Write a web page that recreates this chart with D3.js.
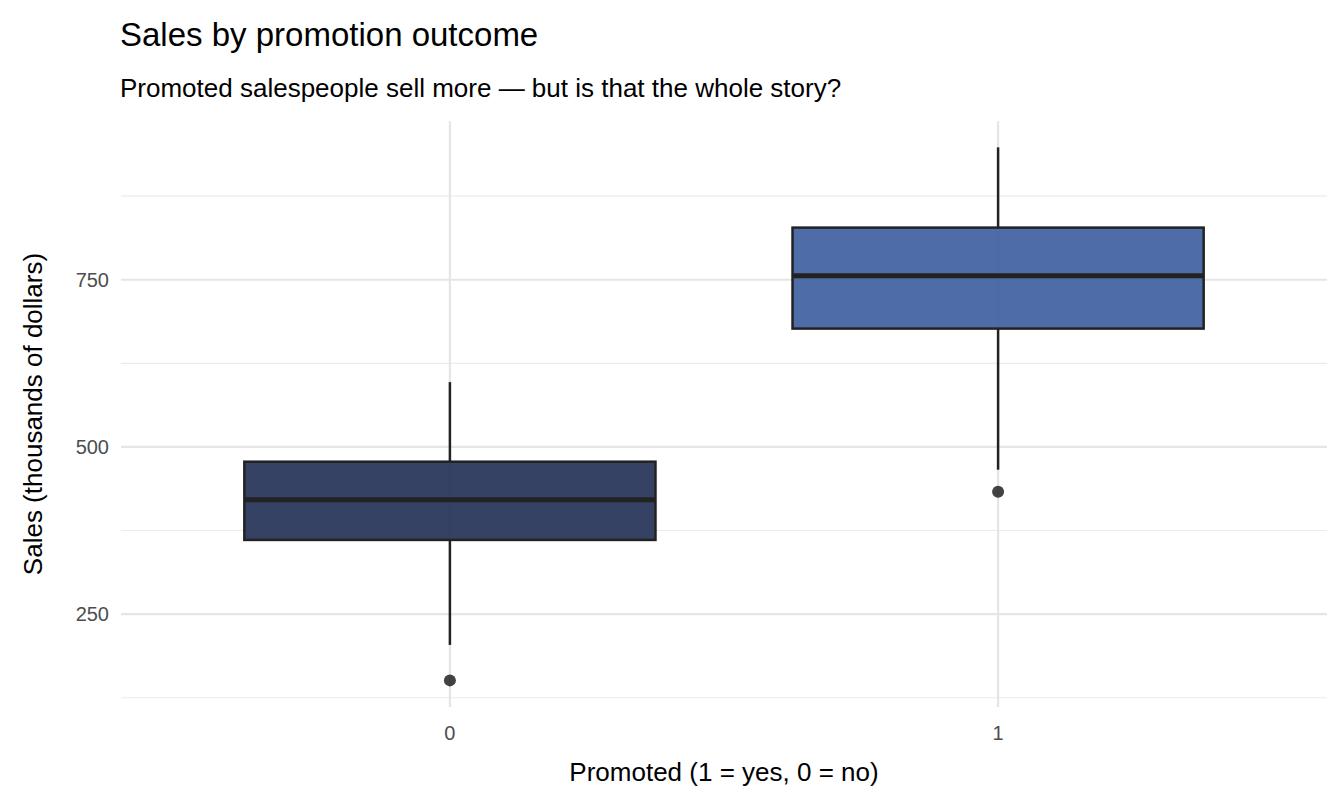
<!DOCTYPE html>
<html><head><meta charset="utf-8">
<script src="https://cdn.jsdelivr.net/npm/d3@7"></script>
<style>body{margin:0;background:#fff}text{font-family:"Liberation Sans",Arial,sans-serif}</style>
</head><body><div id="chart"></div>
<script>
var groups = ['0','1'];
var lowWhisker = [204, 466];
var q1 = [361, 677];
var median = [421, 756];
var q3 = [478, 828];
var highWhisker = [597, 948];
var outliers = [[151], [433]];
var fills = ['#1f2d52', '#3a5c9e'];

var W = 1344, H = 806;
var margin = {t:121, r:17, b:99, l:121};
var svg = d3.select('#chart').append('svg').attr('width',W).attr('height',H);

var y = d3.scaleLinear().domain([111.2, 987.4]).range([H-margin.b, margin.t]);
var x = d3.scalePoint().domain(groups).range([margin.l, W-margin.r]).padding(0.6);
var bw = 0.75*x.step();

var g = svg.append('g');
// grid
[125,375,625,875].forEach(function(v){
  g.append('line').attr('x1',margin.l).attr('x2',W-margin.r).attr('y1',y(v)).attr('y2',y(v))
   .attr('stroke','#ebebeb').attr('stroke-width',1.1);
});
[250,500,750].forEach(function(v){
  g.append('line').attr('x1',margin.l).attr('x2',W-margin.r).attr('y1',y(v)).attr('y2',y(v))
   .attr('stroke','#e5e5e5').attr('stroke-width',2.2);
});
groups.forEach(function(c){
  g.append('line').attr('x1',x(c)).attr('x2',x(c)).attr('y1',margin.t).attr('y2',H-margin.b)
   .attr('stroke','#e5e5e5').attr('stroke-width',2.2);
});

// y ticks
[250,500,750].forEach(function(v){
  svg.append('text').attr('x',margin.l-12).attr('y',y(v)).attr('dy','0.35em').attr('text-anchor','end')
   .attr('font-size',20).attr('fill','#4d4d4d').text(v);
});
groups.forEach(function(c){
  svg.append('text').attr('x',x(c)).attr('y',H-margin.b+33).attr('text-anchor','middle')
   .attr('font-size',20).attr('fill','#4d4d4d').text(c);
});

// boxes
groups.forEach(function(c,i){
  var cx = x(c);
  g.append('line').attr('x1',cx).attr('x2',cx).attr('y1',y(highWhisker[i])).attr('y2',y(q3[i]))
   .attr('stroke','#222').attr('stroke-width',2.5);
  g.append('line').attr('x1',cx).attr('x2',cx).attr('y1',y(q1[i])).attr('y2',y(lowWhisker[i]))
   .attr('stroke','#222').attr('stroke-width',2.5);
  g.append('rect').attr('x',cx-bw/2).attr('width',bw).attr('y',y(q3[i])).attr('height',y(q1[i])-y(q3[i]))
   .attr('fill',fills[i]).attr('fill-opacity',0.9).attr('stroke','#222').attr('stroke-width',2.5);
  g.append('line').attr('x1',cx-bw/2).attr('x2',cx+bw/2).attr('y1',y(median[i])).attr('y2',y(median[i]))
   .attr('stroke','#222').attr('stroke-width',5);
  outliers[i].forEach(function(o){
    g.append('circle').attr('cx',cx).attr('cy',y(o)).attr('r',6).attr('fill','#222').attr('fill-opacity',0.85);
  });
});

// titles
svg.append('text').attr('x',120).attr('y',46).attr('font-size',33).attr('fill','#000').text('Sales by promotion outcome');
svg.append('text').attr('x',120).attr('y',97).attr('font-size',26).attr('fill','#000').text('Promoted salespeople sell more — but is that the whole story?');
svg.append('text').attr('x',(margin.l+W-margin.r)/2).attr('y',781).attr('text-anchor','middle')
  .attr('font-size',26).text('Promoted (1 = yes, 0 = no)');
svg.append('text').attr('transform','translate(42,'+((margin.t+H-margin.b)/2)+') rotate(-90)')
  .attr('text-anchor','middle').attr('font-size',26).text('Sales (thousands of dollars)');
</script></body></html>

== EXERCISE BRIEF ==
Which lines above contain the word "chart"? Copy each of them.

== FINISHED TASK ==
Write a web page that recreates this chart with D3.js.
</head><body><div id="chart"></div>
var svg = d3.select('#chart').append('svg').attr('width',W).attr('height',H);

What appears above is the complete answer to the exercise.